For brides-to-be who can't wait even four weeks, David's Bridal, the largest U.S. bridal chain, was already trumpeting a strapless look from Oleg Cassini, paired with a lacey bolero jacket, on its website as an already available stand-in as it scrambled to push out modified knockoffs of the real thing to stores by September.
Meanwhile, the television home-shopping channel QVC said shoppers will be able to pre-order earrings inspired by the diamond drops worn by Middleton as early as Monday night. The piece, which will sell for under $50 and was created by Kenneth Jay Lane, will be available to shoppers in two months.
Middleton, now the Duchess of Cambridge, didn't break new fashion trends on Friday, but fashion experts say her elegant understated look, which featured a V-neck intricate lace bodice, is expected to bring back a new era of classic wedding dressing that was just starting to re-emerge in designers' collections.

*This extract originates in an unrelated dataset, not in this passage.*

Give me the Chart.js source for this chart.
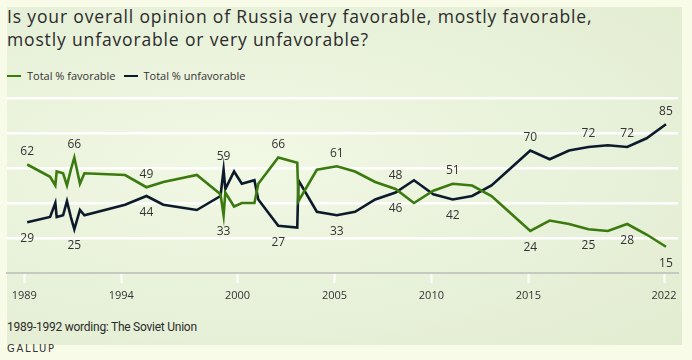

In particular, her dress should spur a demand for lacey sleeves in all special-occasion wear and reverse the sexy strapless gowns that have been popular for several years. Many experts say that the Middleton's gown, designed by Sarah Burton of Alexander McQueen's fashion house, even paid homage to what film star Grace Kelly wore on her wedding day to the Prince Rainier of Monaco more than 50 years ago.

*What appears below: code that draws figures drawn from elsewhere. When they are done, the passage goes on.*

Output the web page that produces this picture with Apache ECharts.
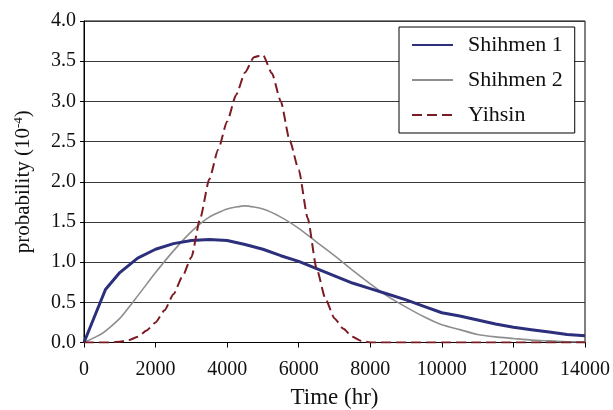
<!DOCTYPE html>
<html>
<head>
<meta charset="utf-8">
<script src="https://cdn.jsdelivr.net/npm/echarts@6/dist/echarts.min.js"></script>
<style>
html,body{margin:0;padding:0;background:#fff;}
#chart{width:613px;height:410px;}
</style>
</head>
<body>
<div id="chart"></div>
<script>
// ---- data ----
const seriesNames = ['Shihmen 1', 'Shihmen 2', 'Yihsin'];

const shihmen1Time = [0, 600, 1000, 1500, 2000, 2500, 3000, 3500, 4000, 4500, 5000, 5500, 6000, 6500, 7000, 7500, 8000, 8500, 9000, 9500, 10000, 10500, 11000, 11500, 12000, 12500, 13000, 13500, 14000];
const shihmen1Prob = [0, 0.66, 0.87, 1.05, 1.16, 1.23, 1.27, 1.28, 1.27, 1.22, 1.16, 1.08, 1.01, 0.92, 0.83, 0.74, 0.67, 0.60, 0.53, 0.45, 0.37, 0.33, 0.28, 0.23, 0.19, 0.16, 0.13, 0.10, 0.085];

const shihmen2Time = [0, 500, 1000, 1500, 2000, 2500, 3000, 3500, 4000, 4500, 5000, 5500, 6000, 6500, 7000, 7500, 8000, 8500, 9000, 9500, 10000, 10500, 11000, 11500, 12000, 12500, 13000, 13500, 14000];
const shihmen2Prob = [0, 0.11, 0.30, 0.58, 0.87, 1.14, 1.38, 1.56, 1.66, 1.70, 1.66, 1.56, 1.42, 1.25, 1.08, 0.90, 0.73, 0.57, 0.44, 0.32, 0.22, 0.16, 0.10, 0.07, 0.05, 0.03, 0.02, 0.01, 0.01];

const yihsinTime = [0, 250, 500, 750, 1000, 1250, 1500, 1750, 2000, 2250, 2500, 2750, 3000, 3250, 3500, 3750, 4000, 4250, 4500, 4750, 5000, 5250, 5500, 5750, 6000, 6250, 6500, 6750, 7000, 7250, 7500, 7750, 8000, 9000, 10000, 11000, 12000, 13000, 14000];
const yihsinProb = [0, 0, 0, 0, 0.01, 0.03, 0.07, 0.15, 0.25, 0.40, 0.60, 0.82, 1.06, 1.55, 2.03, 2.40, 2.75, 3.08, 3.36, 3.55, 3.58, 3.35, 3.00, 2.51, 2.15, 1.55, 0.92, 0.54, 0.30, 0.17, 0.07, 0.02, 0, 0, 0, 0, 0, 0, 0];

const xTicks = [0, 2000, 4000, 6000, 8000, 10000, 12000, 14000];
const yTicks = [0, 0.5, 1, 1.5, 2, 2.5, 3, 3.5, 4];

// ---- chart ----
const FONT = "'Liberation Serif', 'Times New Roman', serif";
const pairs = (xs, ys) => xs.map((x, i) => [x, ys[i]]);

const chart = echarts.init(document.getElementById('chart'), null, {renderer: 'canvas'});
chart.setOption({
  animation: false,
  backgroundColor: '#fff',
  textStyle: {fontFamily: FONT, color: '#111'},
  grid: {left: 84, right: 28, top: 21, bottom: 67.5, containLabel: false, outerBoundsMode: 'none',
         show: true, borderColor: '#000', borderWidth: 1, backgroundColor: 'transparent'},
  legend: {
    left: 399, top: 27, orient: 'vertical',
    data: seriesNames,
    itemWidth: 41, itemHeight: 14, itemGap: 9,
    padding: [5, 12, 5, 12],
    backgroundColor: '#fff', borderColor: '#000', borderWidth: 1,
    itemStyle: {opacity: 0},
    textStyle: {fontFamily: FONT, fontSize: 22, lineHeight: 26, color: '#111', padding: [0, 0, 0, 10]}
  },
  xAxis: {
    type: 'value', min: xTicks[0], max: xTicks[xTicks.length - 1], interval: 2000,
    name: 'Time (hr)', nameLocation: 'middle', nameGap: 44,
    nameTextStyle: {fontFamily: FONT, fontSize: 23, color: '#111'},
    axisLine: {show: true, lineStyle: {color: '#000', width: 1}},
    axisTick: {show: true, length: 5, lineStyle: {color: '#000'}},
    axisLabel: {fontFamily: FONT, fontSize: 20, color: '#111', margin: 17, formatter: v => String(v)},
    splitLine: {show: false}
  },
  yAxis: {
    type: 'value', min: yTicks[0], max: yTicks[yTicks.length - 1], interval: 0.5,
    name: '{a|probability (10}{s|-4}{a|)}', nameLocation: 'middle', nameGap: 50, nameRotate: 90,
    nameTextStyle: {
      fontFamily: FONT, fontSize: 21, color: '#111',
      rich: {
        a: {fontFamily: FONT, fontSize: 21, color: '#111', lineHeight: 24, verticalAlign: 'bottom'},
        s: {fontFamily: FONT, fontSize: 13, color: '#111', lineHeight: 24, verticalAlign: 'bottom', padding: [0, 0, 9, 0]}
      }
    },
    axisLine: {show: true, lineStyle: {color: '#000', width: 1}},
    axisTick: {show: true, length: 4, lineStyle: {color: '#000'}},
    axisLabel: {fontFamily: FONT, fontSize: 20, color: '#111', margin: 8, formatter: v => v.toFixed(1)},
    splitLine: {show: true, lineStyle: {color: '#3a3a3a', width: 1.2}}
  },
  series: [
    {name: seriesNames[0], type: 'line', data: pairs(shihmen1Time, shihmen1Prob), showSymbol: false, symbol: 'none', z: 3,
     lineStyle: {color: '#2c2f7c', width: 3}, itemStyle: {color: '#2c2f7c'}},
    {name: seriesNames[1], type: 'line', data: pairs(shihmen2Time, shihmen2Prob), showSymbol: false, symbol: 'none', z: 2,
     smooth: 0.2, lineStyle: {color: '#8e8e8e', width: 1.6}, itemStyle: {color: '#8e8e8e'}},
    {name: seriesNames[2], type: 'line', data: pairs(yihsinTime, yihsinProb), showSymbol: false, symbol: 'none', z: 4,
     smooth: 0.2, smoothMonotone: 'x', lineStyle: {color: '#7b1c24', width: 2, type: [10, 5]}, itemStyle: {color: '#7b1c24'}}
  ]
});
</script>
</body>
</html>
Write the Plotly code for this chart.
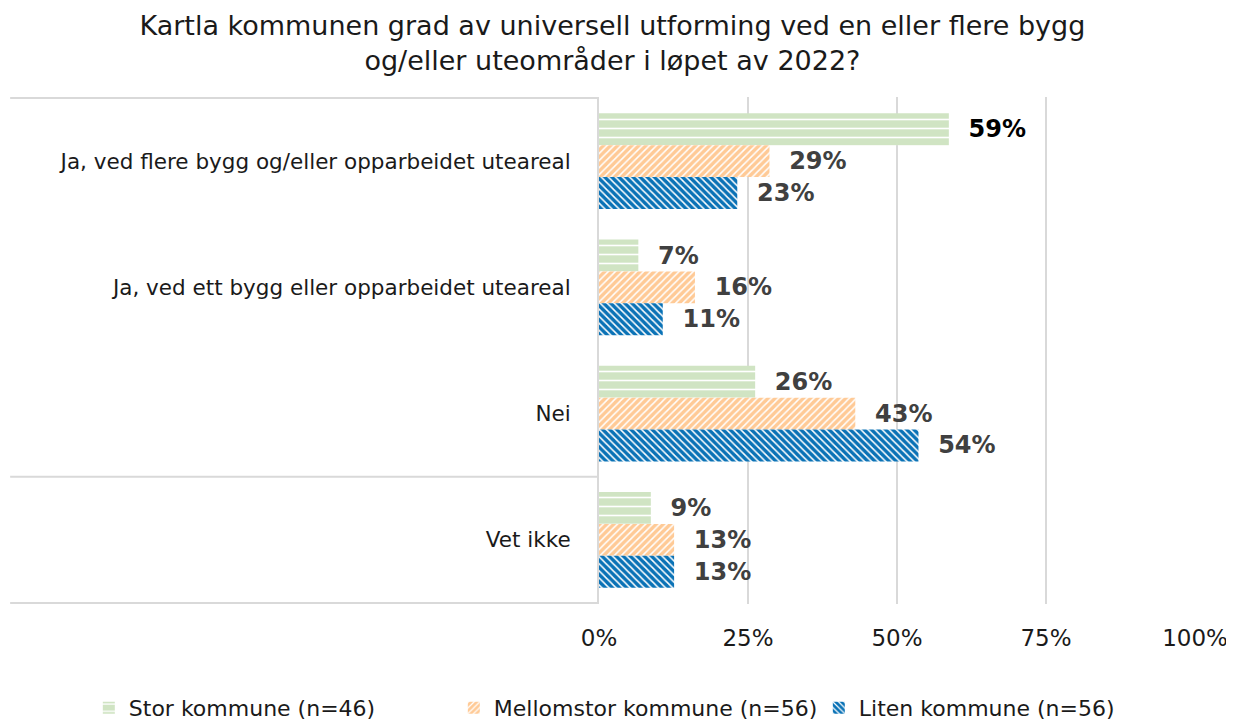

More importantly, fashion industry experts like Brian Beitler, chief marketing officer of David's Bridal, believe Middleton could re-energize the wedding industry, which has been hurt by the Great Recession as shoppers focused more on expense-cutting and less on the fairy tale.

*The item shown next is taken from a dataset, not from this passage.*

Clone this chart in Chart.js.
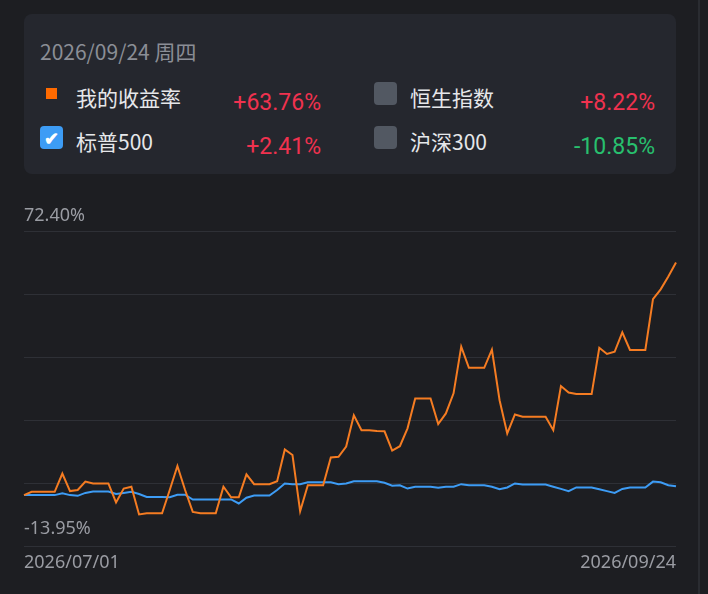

"I thought it was going to be over the top, but it was more about simplicity and elegance," said Allen Schwartz, co-owner of A.B.S., which is known for pumping out copies of celebrity dresses. "This is Grace Kelly revisited. This is iconic. She will have a huge impact in fashion. She will be the new 'It' girl."
Schwartz, who started sketching as soon as the gown was revealed on TV, said his team arrived at 5:30 a.m. at his Los Angeles showroom, ready to cut the pattern. He unveiled the gown at a charity gala on Friday night and on Saturday, one of his A.B.S stores in the area was expected to have a sample on display for customers. The gowns, which will be produced in local factories, should be in department stores by late June. They will retail for $900.
"Every bride wants to look like her," said Shala Moradi, lead designer for family-owned Faviana, a special occasion and wedding dress design company based in New York. "This is going to be the No. 1 dress for the bridal line."
Faviana is expected to finish a prototype by Monday and will either send the sample to one of its factories in China or have it made domestically. The company's version will be in stores within the next eight to 10 weeks. Already, she said, a number of department stores have been calling about when they would receive shipments.